Endometriosis is a disease afflicting up to 10% of women, or hundreds of millions worldwide. It is the underlying cause of approximately 85% of cases of pelvic pain in women, and the cause of approximately half of all cases of female infertility. While that’s bad enough, endometriosis goes further still, accounting for high percentages of cases of gastrointestinal issues, and potentially spreading its impact to vital organs, such as the liver, lungs, and even the brain. The myriad symptoms of endometriosis can lead to permanent disability, agony, and years of life effectively lost.
So why have you heard so little about it? Endometriosis is a disorder that, despite its shocking commonality, can be extremely difficult to properly diagnose, and, because treatment can involve difficult and time-consuming low-reimbursement surgery, is not especially profitable or available. Currently, there are no drugs approved specifically for endometriosis:  hormones are often used, with some effect upon symptoms, but without impacting the underlying condition.

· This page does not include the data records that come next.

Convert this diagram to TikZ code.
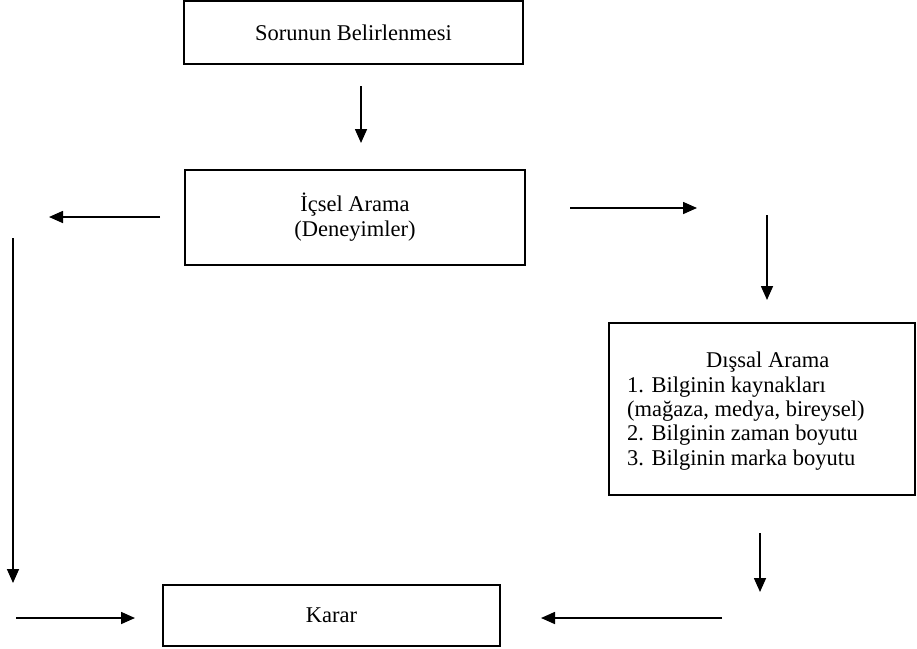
\documentclass[tikz,border=0pt]{standalone}
\usepackage{fontspec}
\setmainfont{Liberation Serif}
\usetikzlibrary{arrows.meta}
\begin{document}
\begin{tikzpicture}[x=1pt,y=-1pt,
  box/.style={draw, line width=1.6pt, inner sep=0pt, align=center, font=\fontsize{22.5}{25}\selectfont},
  txt/.style={inner sep=0pt, align=left, font=\fontsize{22.5}{24.3}\selectfont},
  arr/.style={line width=1.6pt, -{Triangle[length=14pt,width=12pt]}}]
\useasboundingbox (0,0) rectangle (917,648);
\node[box, minimum width=339pt, minimum height=63pt] (s) at (353.5,32.5) {Sorunun Belirlenmesi};
\node[box, minimum width=340pt, minimum height=95pt] (i) at (355,217.5) {İçsel Arama\\(Deneyimler)};
\node[box, minimum width=306pt, minimum height=172pt] (d) at (762,409) {};
\node[txt, anchor=north west] (dt) at (627,352) {\hspace*{79pt}Dışsal Arama\\1. Bilginin kaynakları\\(mağaza, medya, bireysel)\\2. Bilginin zaman boyutu\\3. Bilginin marka boyutu};
\node[box, minimum width=337pt, minimum height=61pt] (k) at (331.5,615.5) {Karar};
\coordinate (a1s) at (361,86);  \coordinate (a1e) at (361,143);
\coordinate (a2s) at (160,217); \coordinate (a2e) at (49,217);
\coordinate (a3s) at (570,208); \coordinate (a3e) at (697,208);
\coordinate (a4s) at (767,215); \coordinate (a4e) at (767,300);
\coordinate (a5s) at (13,238);  \coordinate (a5e) at (13,583);
\coordinate (a6s) at (16,618);  \coordinate (a6e) at (135,618);
\coordinate (a7s) at (760,533); \coordinate (a7e) at (760,592);
\coordinate (a8s) at (722,618); \coordinate (a8e) at (541,618);
\draw[arr] (a1s) -- (a1e);
\draw[arr] (a2s) -- (a2e);
\draw[arr] (a3s) -- (a3e);
\draw[arr] (a4s) -- (a4e);
\draw[arr] (a5s) -- (a5e);
\draw[arr] (a6s) -- (a6e);
\draw[arr] (a7s) -- (a7e);
\draw[arr] (a8s) -- (a8e);
\end{tikzpicture}
\end{document}
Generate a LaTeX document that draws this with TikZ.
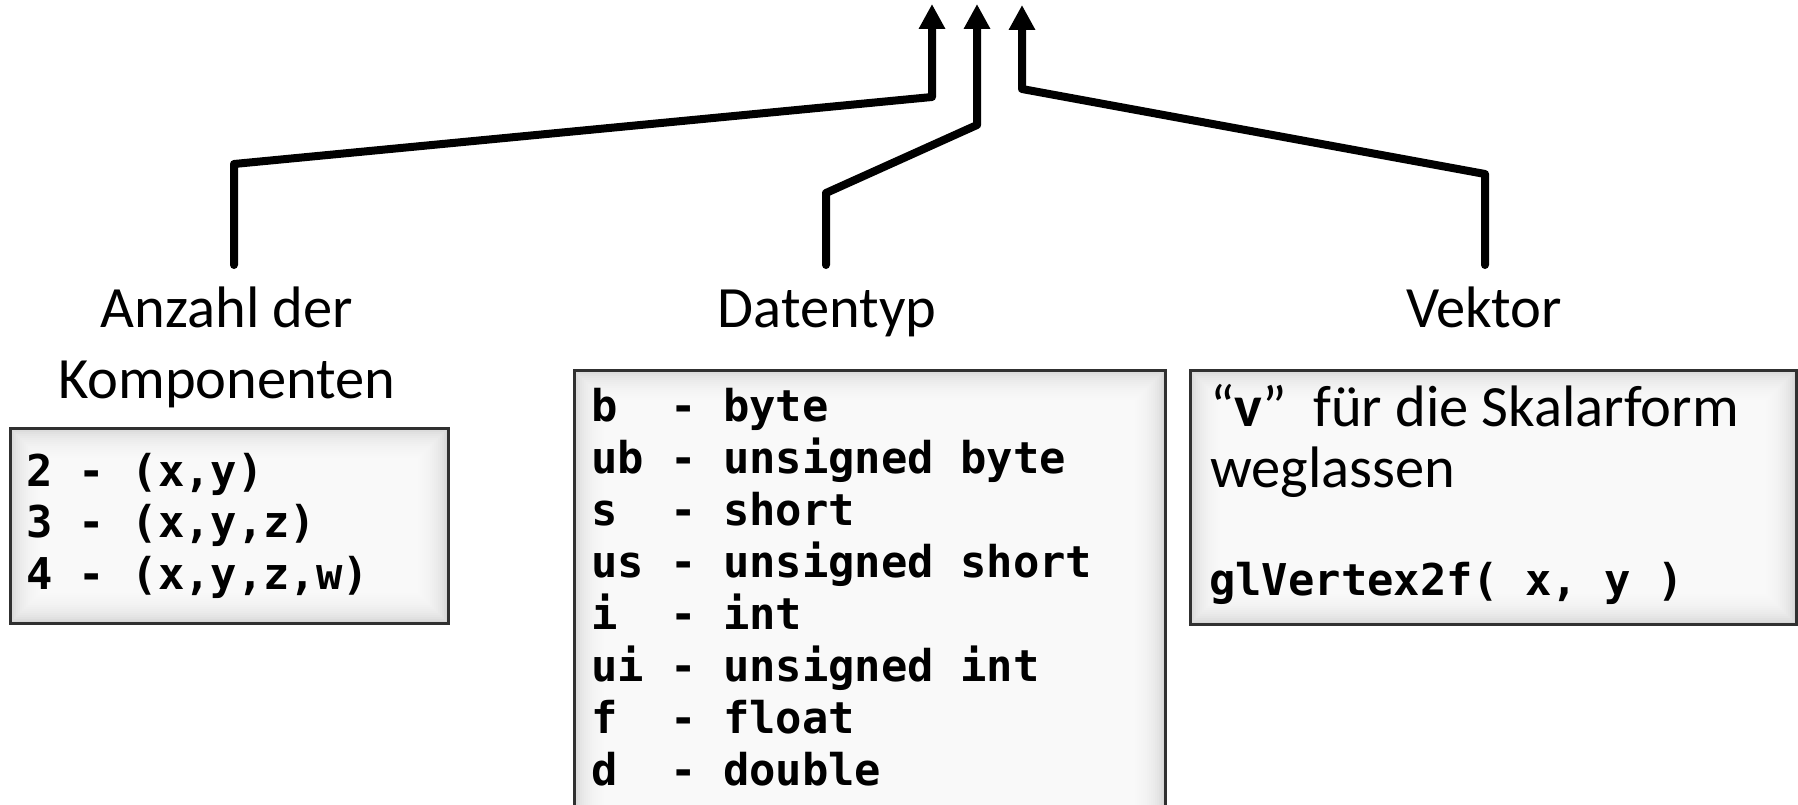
\documentclass[tikz,border=0pt]{standalone}
\usepackage{fontspec}
\setmainfont{Carlito}
\newfontfamily\codefont{DejaVu Sans Mono}
\usetikzlibrary{arrows.meta}
\definecolor{boxborder}{HTML}{303030}
\newcommand\labeltext{\fontsize{58.5}{71}\selectfont}
\newcommand\monotext{\codefont\bfseries\fontsize{43.8}{51.9}\selectfont}
\begin{document}
\begin{tikzpicture}[x=1pt,y=-1pt,
  conn/.style={line width=8pt, line join=round, line cap=round,
    -{Triangle[length=25pt,width=25pt]}},
  infobox/.style={draw=boxborder, line width=2.8pt, fill=gray!32, inner sep=0pt,
    anchor=north west,
    path picture={
      \foreach \i in {1,...,16}{
        \fill[white,opacity=0.15]
          ([shift={(\i*2pt,\i*2pt)}]path picture bounding box.south west)
          rectangle
          ([shift={(-\i*2pt,-\i*2pt)}]path picture bounding box.north east);
      }
    }},
  txt/.style={anchor=base west, inner sep=0pt},
  lbl/.style={anchor=base, inner sep=0pt, font=\labeltext}
]
\useasboundingbox (0,0) rectangle (1798,805);

% category labels
\node[lbl] (lblComp) at (227,327)
  {\begin{tabular}[t]{@{}c@{}}Anzahl der\\Komponenten\end{tabular}};
\node[lbl] (lblType) at (827,327) {Datentyp};
\node[lbl] (lblVec) at (1484,327) {Vektor};

% boxes
\node[infobox, minimum width=438pt, minimum height=195pt] (boxComp) at (9,427) {};
\node[infobox, minimum width=591pt, minimum height=470pt] (boxType) at (573,369) {};
\node[infobox, minimum width=606pt, minimum height=254pt] (boxVec) at (1189,369) {};

% box contents
\node[txt] (txtComp) at (26,486) {\monotext\begin{tabular}[t]{@{}l@{}}
  2~-~(x,y)\\ 3~-~(x,y,z)\\ 4~-~(x,y,z,w)\end{tabular}};
\node[txt] (txtType) at (591,421.7) {\monotext\begin{tabular}[t]{@{}l@{}}
  b~~-~byte\\ ub~-~unsigned~byte\\ s~~-~short\\ us~-~unsigned~short\\
  i~~-~int\\ ui~-~unsigned~int\\ f~~-~float\\ d~~-~double\end{tabular}};
\node[txt] (txtVec1) at (1210,426) {\labeltext “\textbf{v}”\ \ für die Skalarform};
\node[txt] (txtVec2) at (1210,487) {\labeltext weglassen};
\node[txt] (txtVec3) at (1209,595) {\monotext glVertex2f(~x,~y~)};

% connector ends
\coordinate (startComp) at (234,265);
\coordinate (startType) at (826,265);
\coordinate (startVec) at (1485,265);
\coordinate (tipComp) at (932,4);
\coordinate (tipType) at (977,4);
\coordinate (tipVec) at (1022,5);

% connectors
\draw[conn] (startComp) -- (234,164) -- (932,97) -- (tipComp);
\draw[conn] (startType) -- (826,193) -- (977,125) -- (tipType);
\draw[conn] (startVec) -- (1485,174) -- (1022,89) -- (tipVec);
\end{tikzpicture}
\end{document}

However, the current state of treatment may itself be due to the lack of public awareness, resulting in the low amount of research conducted; the research expenditure from National Institutes of Health (NIH) for endometriosis in 2022 was $16 million, less than an eighth of NIH’s 2021 spending on ovarian cancer, and about a sixteenth of what was spent on prostate cancer that year. As NIH awards funding based on what research is presented for consideration, it appears that there is insufficient research being conducted.
It's time to change that. To that end, we will soon introduce a resolution designating August 2024 as Endometriosis Awareness Month in Pennsylvania, and further requesting that Congress do the same nationally, thereby encouraging research, and also requesting that Congress order a review of Medicare and Medicaid reimbursements to determine whether current surgeries are being covered fairly, and finally requesting that Congress apportion money through the Congressionally Directed Medical Research Program to research on detecting and treating this disease.
This disorder certainly affects somebody you know, though they may not know it yet; because of the lack of awareness, the average patient in America suffers for as much as ten years before receiving a diagnosis, and many take far, far longer, if ever. Please join us in raising awareness of this horrifying, disabling, and all-too-common but under-recognized and understudied disease, and in working to eliminate it.